We are 10 years old as an undergraduate university, but it has taken us 120 years to get here. The foundations were built long ago. It is exciting to think of what God can do in the next 10 years on the Bayview campus through faculty, staff, and students who desire to move deeper intellectually, spiritually, and in their formational character development. But never forget, we stand on the shoulders of those who have gone before us.

Formational Education

Saloni Karl

Solani Karl

“Teaching is a vocation; a calling. I knew it was what God prepared for me and the path he wanted me to follow,” says Saloni Karl [BEd 2011].

Saloni quit her job to enroll in Tyndale’s Bachelor of Education (BEd) program at a time when there were many teachers but not many teaching jobs. “It was scary, but it was about obedience and trusting Him.”

Now, almost three years after graduating, Saloni finds herself feeling homesick for Tyndale – a place where people were like family to her. In the BEd program, learning is often done through group projects, which creates a sense of teamwork and community for students like Saloni. She noticed that her personal interactions with peers and professors were different at Tyndale compared with other universities. This had a lot to do with her experiences in the classroom.

“I don’t think I truly enjoyed learning until I went to Tyndale. I have never been an academic, but I loved coming to school; I woke up excited to go to school.”

“Professor Beverly Muir helped me see from the point of view of the child and family and to sympathize with their circumstances,” says Saloni. “This helped prepare me to be open to whatever situations students will face and to be there to support them.” Dr.
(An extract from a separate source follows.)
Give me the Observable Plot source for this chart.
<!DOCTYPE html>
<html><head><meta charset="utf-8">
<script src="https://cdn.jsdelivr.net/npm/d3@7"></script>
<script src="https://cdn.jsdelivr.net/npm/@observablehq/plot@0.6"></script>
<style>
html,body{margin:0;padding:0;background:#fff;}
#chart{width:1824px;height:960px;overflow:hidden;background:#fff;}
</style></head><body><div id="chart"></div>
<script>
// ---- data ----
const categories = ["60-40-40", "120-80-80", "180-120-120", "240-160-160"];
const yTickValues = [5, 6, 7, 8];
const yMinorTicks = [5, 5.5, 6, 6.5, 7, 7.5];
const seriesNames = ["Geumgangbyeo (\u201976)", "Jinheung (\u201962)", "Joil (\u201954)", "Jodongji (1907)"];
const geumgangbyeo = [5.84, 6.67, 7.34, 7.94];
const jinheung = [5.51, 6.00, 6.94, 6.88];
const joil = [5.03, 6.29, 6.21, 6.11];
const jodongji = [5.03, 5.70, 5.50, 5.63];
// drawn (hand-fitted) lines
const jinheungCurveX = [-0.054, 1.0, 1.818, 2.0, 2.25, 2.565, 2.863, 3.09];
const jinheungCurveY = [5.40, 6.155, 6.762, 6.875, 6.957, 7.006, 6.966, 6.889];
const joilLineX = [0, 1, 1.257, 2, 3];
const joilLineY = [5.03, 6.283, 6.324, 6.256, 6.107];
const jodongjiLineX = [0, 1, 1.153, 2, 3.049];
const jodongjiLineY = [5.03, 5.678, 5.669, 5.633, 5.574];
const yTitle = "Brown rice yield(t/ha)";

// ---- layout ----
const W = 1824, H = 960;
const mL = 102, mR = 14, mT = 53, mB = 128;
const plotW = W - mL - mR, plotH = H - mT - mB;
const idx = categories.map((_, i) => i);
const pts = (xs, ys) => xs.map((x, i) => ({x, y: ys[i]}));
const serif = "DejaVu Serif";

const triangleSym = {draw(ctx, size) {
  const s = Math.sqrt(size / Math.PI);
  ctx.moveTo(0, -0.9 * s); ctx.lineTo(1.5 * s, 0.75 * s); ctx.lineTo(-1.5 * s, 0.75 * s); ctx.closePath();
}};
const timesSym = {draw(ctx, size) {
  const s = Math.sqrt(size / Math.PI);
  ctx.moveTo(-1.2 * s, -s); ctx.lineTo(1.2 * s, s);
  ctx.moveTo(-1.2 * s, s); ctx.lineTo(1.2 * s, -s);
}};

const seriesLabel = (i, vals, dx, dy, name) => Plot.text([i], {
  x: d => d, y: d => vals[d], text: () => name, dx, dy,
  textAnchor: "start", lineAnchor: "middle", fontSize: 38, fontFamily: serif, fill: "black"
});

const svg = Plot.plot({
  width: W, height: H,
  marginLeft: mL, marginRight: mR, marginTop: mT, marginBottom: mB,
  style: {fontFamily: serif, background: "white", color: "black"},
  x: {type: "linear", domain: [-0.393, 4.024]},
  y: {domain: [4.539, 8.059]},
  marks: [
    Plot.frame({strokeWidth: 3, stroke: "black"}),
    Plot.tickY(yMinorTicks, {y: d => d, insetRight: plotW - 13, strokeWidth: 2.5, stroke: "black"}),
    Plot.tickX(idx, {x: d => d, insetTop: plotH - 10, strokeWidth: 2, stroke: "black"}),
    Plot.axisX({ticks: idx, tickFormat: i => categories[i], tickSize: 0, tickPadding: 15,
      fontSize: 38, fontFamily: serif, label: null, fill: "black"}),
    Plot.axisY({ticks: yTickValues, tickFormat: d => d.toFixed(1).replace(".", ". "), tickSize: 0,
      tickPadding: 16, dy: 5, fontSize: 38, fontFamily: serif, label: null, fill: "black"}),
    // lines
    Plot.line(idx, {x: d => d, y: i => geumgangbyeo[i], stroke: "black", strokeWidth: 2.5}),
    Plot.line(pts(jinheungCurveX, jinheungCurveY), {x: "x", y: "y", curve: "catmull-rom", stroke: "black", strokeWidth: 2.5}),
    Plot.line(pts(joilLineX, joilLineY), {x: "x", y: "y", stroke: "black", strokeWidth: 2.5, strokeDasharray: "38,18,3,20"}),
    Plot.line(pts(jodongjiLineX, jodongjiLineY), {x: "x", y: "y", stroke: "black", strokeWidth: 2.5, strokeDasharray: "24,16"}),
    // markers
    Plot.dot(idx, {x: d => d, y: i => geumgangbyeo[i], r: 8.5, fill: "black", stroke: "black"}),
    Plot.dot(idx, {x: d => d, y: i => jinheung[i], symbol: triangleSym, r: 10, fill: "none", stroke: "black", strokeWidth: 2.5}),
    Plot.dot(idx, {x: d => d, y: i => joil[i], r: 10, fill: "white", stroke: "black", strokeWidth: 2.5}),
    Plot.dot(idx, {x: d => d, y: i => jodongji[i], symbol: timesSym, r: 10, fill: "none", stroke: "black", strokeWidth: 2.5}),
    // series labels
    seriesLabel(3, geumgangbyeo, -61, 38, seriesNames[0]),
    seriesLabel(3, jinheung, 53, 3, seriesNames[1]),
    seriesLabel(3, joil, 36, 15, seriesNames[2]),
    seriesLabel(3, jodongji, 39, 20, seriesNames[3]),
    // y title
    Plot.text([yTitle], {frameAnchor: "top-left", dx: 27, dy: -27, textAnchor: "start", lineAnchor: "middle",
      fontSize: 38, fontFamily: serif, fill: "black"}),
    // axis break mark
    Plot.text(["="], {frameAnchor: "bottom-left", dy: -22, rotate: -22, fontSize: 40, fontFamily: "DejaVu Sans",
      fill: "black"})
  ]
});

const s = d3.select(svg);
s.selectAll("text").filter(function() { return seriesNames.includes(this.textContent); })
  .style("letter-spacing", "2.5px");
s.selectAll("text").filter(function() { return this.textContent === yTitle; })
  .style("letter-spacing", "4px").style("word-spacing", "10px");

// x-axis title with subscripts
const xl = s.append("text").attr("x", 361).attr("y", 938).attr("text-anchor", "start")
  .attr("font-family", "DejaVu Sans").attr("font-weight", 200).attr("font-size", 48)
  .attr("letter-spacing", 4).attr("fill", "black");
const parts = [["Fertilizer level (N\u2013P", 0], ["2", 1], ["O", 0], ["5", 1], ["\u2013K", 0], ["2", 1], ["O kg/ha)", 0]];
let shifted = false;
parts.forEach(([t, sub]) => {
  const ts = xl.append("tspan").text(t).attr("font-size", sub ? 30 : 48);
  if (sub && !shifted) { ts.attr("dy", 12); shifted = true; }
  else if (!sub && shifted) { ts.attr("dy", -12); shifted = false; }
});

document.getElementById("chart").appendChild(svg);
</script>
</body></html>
Carla Nelson, Director of the BEd program, taught Saloni a course on reflective practices, which has been foundational in her teaching. “It’s my third year as a teacher and I still reflect back on this course almost every day when I’m in the classroom.”
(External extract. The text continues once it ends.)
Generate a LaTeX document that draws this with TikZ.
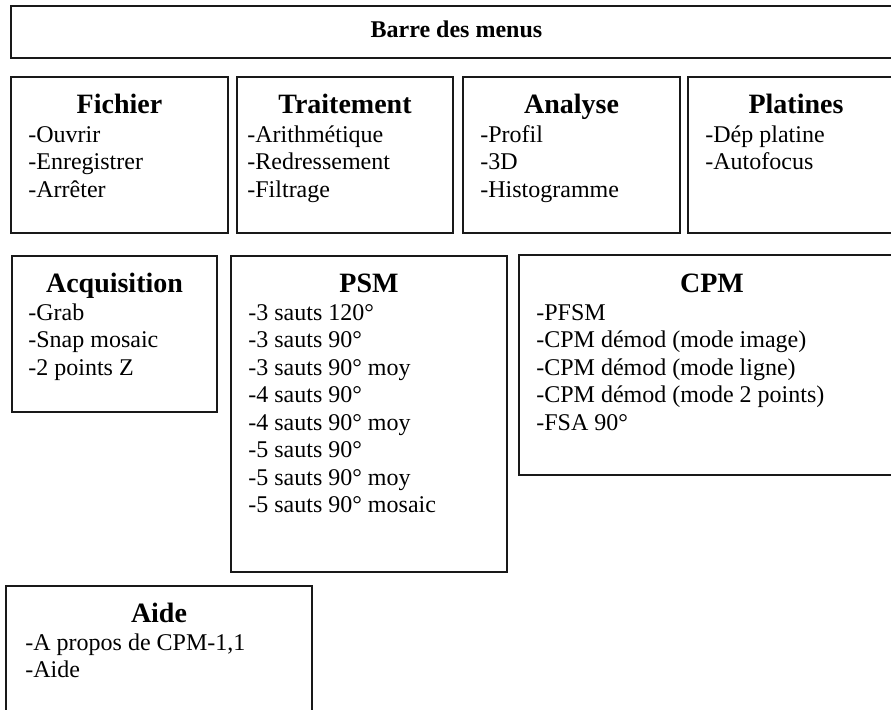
\documentclass[tikz,border=0pt]{standalone}
\usepackage{fontspec}
\setmainfont{Liberation Serif}

\tikzset{
  cadre/.style={draw=black!90,line width=0.75pt},
  titre/.style={font=\fontsize{14}{16}\selectfont\bfseries,anchor=base,inner sep=0pt},
  entree/.style={font=\fontsize{12}{14}\selectfont,anchor=base west,inner sep=0pt},
}

\begin{document}
\begin{tikzpicture}[x=0.5pt,y=-0.5pt]
\clip (0,0) rectangle (891,709);
% Barre des menus
\draw[cadre] (11,6) rectangle (902,58);
\node[titre,font=\fontsize{12}{14}\selectfont\bfseries] (barre) at (456.5,37) {Barre des menus};
% Fichier
\draw[cadre] (11,77) rectangle (228,233);
\node[titre] (fichier) at (119.5,113) {Fichier};
\foreach \t [count=\i from 0] in {-Ouvrir,-Enregistrer,-Arrêter}
  \node[entree] (fichier-\i) at (28,{142+27.5*\i}) {\t};
% Traitement
\draw[cadre] (237,77) rectangle (453,233);
\node[titre] (traitement) at (345,113) {Traitement};
\foreach \t [count=\i from 0] in {-Arithmétique,-Redressement,-Filtrage}
  \node[entree] (traitement-\i) at (247,{142+27.5*\i}) {\t};
% Analyse
\draw[cadre] (463,77) rectangle (680,233);
\node[titre] (analyse) at (571.5,113) {Analyse};
\foreach \t [count=\i from 0] in {-Profil,-3D,-Histogramme}
  \node[entree] (analyse-\i) at (480,{142+27.5*\i}) {\t};
% Platines
\draw[cadre] (688,77) rectangle (904,233);
\node[titre] (platines) at (796,113) {Platines};
\foreach \t [count=\i from 0] in {-Dép platine,-Autofocus}
  \node[entree] (platines-\i) at (705,{142+27.5*\i}) {\t};
% Acquisition
\draw[cadre] (12,256) rectangle (217,412);
\node[titre] (acquisition) at (114.5,292) {Acquisition};
\foreach \t [count=\i from 0] in {-Grab,-Snap mosaic,-2 points Z}
  \node[entree] (acquisition-\i) at (28,{320+27.5*\i}) {\t};
% PSM
\draw[cadre] (231,256) rectangle (507,572);
\node[titre] (psm) at (369,292) {PSM};
\foreach \t [count=\i from 0] in {-3 sauts 120°,-3 sauts 90°,-3 sauts 90° moy,
    -4 sauts 90°,-4 sauts 90° moy,-5 sauts 90°,-5 sauts 90° moy,-5 sauts 90° mosaic}
  \node[entree] (psm-\i) at (248,{320+27.5*\i}) {\t};
% CPM
\draw[cadre] (519,255) rectangle (905,475);
\node[titre] (cpm) at (712,292) {CPM};
\foreach \t [count=\i from 0] in {-PFSM,-CPM démod (mode image),-CPM démod (mode ligne),
    -CPM démod (mode 2 points),-FSA 90°}
  \node[entree] (cpm-\i) at (536,{320+27.5*\i}) {\t};
% Aide
\draw[cadre] (6,586) rectangle (312,720);
\node[titre] (aide) at (159,622) {Aide};
\foreach \t [count=\i from 0] in {{-A propos de CPM-1,1},-Aide}
  \node[entree] (aide-\i) at (25,{650+27.5*\i}) {\t};
\end{tikzpicture}
\end{document}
Through these formational experiences, Tyndale gave Saloni a new appreciation for learning. “I don’t think I truly enjoyed learning until I went to Tyndale. I have never been an academic, but I loved coming to school; I woke up excited to go to school.”
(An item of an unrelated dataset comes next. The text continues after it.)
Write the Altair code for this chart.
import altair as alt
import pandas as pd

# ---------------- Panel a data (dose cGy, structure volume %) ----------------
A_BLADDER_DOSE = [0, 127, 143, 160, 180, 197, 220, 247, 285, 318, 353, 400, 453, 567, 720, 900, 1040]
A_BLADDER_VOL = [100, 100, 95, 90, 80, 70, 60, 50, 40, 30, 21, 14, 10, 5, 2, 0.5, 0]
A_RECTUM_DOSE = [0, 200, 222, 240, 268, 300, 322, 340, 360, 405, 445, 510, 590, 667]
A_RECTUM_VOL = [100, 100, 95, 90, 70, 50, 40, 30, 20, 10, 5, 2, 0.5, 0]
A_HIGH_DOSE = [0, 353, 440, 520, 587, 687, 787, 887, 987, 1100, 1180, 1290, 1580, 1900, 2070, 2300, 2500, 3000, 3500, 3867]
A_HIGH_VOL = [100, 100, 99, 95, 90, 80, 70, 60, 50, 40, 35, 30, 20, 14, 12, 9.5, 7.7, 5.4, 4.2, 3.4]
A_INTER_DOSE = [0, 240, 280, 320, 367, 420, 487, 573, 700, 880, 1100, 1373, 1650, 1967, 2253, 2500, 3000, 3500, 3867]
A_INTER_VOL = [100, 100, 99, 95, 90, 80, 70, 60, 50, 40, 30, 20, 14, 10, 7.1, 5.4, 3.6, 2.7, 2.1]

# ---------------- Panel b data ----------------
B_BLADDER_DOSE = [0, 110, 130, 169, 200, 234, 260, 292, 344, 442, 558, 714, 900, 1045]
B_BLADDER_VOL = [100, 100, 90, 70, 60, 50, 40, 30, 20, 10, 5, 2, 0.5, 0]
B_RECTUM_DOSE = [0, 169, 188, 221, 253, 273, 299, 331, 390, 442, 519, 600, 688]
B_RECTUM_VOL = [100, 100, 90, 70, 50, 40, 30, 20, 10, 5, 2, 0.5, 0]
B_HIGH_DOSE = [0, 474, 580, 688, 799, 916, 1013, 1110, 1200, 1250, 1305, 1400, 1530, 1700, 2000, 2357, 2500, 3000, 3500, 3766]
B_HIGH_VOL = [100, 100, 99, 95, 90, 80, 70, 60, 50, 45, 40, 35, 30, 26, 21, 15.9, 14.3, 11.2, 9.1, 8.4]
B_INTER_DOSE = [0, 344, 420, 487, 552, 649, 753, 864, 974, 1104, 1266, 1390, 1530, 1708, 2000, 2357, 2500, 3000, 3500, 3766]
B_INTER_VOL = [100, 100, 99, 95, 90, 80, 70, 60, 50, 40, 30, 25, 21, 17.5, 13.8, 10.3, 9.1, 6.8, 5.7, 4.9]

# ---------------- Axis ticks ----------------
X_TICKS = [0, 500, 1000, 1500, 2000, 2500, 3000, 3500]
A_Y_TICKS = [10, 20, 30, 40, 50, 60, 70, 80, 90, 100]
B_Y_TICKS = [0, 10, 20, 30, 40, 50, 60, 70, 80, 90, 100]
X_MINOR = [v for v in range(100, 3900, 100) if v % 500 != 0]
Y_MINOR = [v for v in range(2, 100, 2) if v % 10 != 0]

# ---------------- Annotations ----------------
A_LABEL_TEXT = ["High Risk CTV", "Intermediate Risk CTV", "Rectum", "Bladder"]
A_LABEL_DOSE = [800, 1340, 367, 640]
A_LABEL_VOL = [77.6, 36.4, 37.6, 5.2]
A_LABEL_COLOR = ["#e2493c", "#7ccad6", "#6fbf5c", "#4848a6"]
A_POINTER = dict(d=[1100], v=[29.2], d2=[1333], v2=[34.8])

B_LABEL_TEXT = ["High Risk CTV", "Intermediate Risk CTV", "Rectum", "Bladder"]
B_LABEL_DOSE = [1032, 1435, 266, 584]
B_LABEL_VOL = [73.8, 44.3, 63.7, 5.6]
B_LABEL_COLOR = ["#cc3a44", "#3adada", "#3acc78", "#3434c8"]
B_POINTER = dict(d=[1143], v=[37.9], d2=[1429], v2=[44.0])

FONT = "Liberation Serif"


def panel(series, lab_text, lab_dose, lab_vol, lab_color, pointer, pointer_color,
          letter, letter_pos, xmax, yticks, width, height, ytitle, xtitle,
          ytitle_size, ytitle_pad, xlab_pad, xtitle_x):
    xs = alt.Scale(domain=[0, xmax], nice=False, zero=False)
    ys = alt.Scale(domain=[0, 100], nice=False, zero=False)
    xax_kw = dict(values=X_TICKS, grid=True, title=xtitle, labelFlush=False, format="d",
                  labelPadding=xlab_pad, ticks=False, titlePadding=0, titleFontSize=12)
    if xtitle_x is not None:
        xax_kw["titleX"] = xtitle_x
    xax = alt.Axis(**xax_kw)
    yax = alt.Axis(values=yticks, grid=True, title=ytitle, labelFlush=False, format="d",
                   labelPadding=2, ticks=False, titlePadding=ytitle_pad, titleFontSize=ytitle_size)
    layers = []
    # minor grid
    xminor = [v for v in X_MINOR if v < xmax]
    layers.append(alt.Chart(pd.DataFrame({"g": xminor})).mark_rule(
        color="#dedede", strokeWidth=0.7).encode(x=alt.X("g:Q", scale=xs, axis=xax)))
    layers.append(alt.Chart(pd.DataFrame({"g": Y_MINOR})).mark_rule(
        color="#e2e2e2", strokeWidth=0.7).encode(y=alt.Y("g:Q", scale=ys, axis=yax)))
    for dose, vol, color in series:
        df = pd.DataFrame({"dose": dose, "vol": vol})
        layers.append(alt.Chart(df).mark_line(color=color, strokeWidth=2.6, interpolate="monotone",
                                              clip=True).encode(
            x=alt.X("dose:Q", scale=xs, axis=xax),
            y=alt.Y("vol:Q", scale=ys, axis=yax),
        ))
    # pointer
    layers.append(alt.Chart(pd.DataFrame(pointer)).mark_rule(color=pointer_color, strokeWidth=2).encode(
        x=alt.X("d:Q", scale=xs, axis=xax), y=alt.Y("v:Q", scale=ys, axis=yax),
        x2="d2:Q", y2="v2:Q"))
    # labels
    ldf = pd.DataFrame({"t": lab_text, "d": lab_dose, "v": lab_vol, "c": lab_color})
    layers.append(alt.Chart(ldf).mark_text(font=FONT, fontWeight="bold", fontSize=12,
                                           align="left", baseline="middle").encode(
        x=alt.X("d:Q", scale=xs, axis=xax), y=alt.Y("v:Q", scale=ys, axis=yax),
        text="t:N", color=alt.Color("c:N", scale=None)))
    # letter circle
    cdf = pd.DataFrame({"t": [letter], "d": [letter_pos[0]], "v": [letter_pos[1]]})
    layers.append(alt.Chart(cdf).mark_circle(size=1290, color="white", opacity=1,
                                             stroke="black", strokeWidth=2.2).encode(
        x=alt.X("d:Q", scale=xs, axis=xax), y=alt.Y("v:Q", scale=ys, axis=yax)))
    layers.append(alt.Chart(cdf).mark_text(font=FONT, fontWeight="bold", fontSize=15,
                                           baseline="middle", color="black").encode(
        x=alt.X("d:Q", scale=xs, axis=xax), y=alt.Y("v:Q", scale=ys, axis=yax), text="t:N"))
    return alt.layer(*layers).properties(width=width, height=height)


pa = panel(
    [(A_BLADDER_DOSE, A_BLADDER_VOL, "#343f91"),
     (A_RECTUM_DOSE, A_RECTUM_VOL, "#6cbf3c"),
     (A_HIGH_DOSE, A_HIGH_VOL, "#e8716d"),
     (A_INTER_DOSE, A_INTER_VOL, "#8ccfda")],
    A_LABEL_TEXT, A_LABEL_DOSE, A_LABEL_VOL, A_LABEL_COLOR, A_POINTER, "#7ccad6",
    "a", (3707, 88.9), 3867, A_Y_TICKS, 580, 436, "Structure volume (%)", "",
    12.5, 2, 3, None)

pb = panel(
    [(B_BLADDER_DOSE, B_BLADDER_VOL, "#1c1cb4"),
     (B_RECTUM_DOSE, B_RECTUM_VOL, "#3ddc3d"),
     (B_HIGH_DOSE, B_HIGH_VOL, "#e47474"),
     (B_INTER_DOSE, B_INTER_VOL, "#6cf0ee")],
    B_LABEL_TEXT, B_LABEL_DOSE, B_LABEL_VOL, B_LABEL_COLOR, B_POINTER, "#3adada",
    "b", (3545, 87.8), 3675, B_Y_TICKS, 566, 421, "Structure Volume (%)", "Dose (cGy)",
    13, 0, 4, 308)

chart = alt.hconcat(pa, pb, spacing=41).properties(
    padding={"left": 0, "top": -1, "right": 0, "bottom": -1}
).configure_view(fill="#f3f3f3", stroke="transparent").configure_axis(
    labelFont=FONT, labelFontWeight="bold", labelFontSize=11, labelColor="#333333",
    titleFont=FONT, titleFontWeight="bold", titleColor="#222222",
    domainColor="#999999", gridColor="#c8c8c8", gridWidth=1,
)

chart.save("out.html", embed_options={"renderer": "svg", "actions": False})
Saloni found the physical surroundings at Tyndale to be almost as invigorating as the education itself. She found it refreshing to study on the beautiful 56-acre Bayview campus, where the BEd program has been housed since 2008. “The campus was spacious, bright and airy. Being able to step outside for fresh air and peace of mind during breaks or between classes was rejuvenating. As teachers we learn how important the space is where you learn. I think students are going to really benefit from it.”

Saloni has great hope for generations of students who will call the Bayview campus their Tyndale home in the future. “I hope that combined with enjoying the beautiful environment, students would leave being excited about their profession. I hope they leave with a wealth of knowledge and excitement for the future and a love for Tyndale that they continue to hold in their hearts.”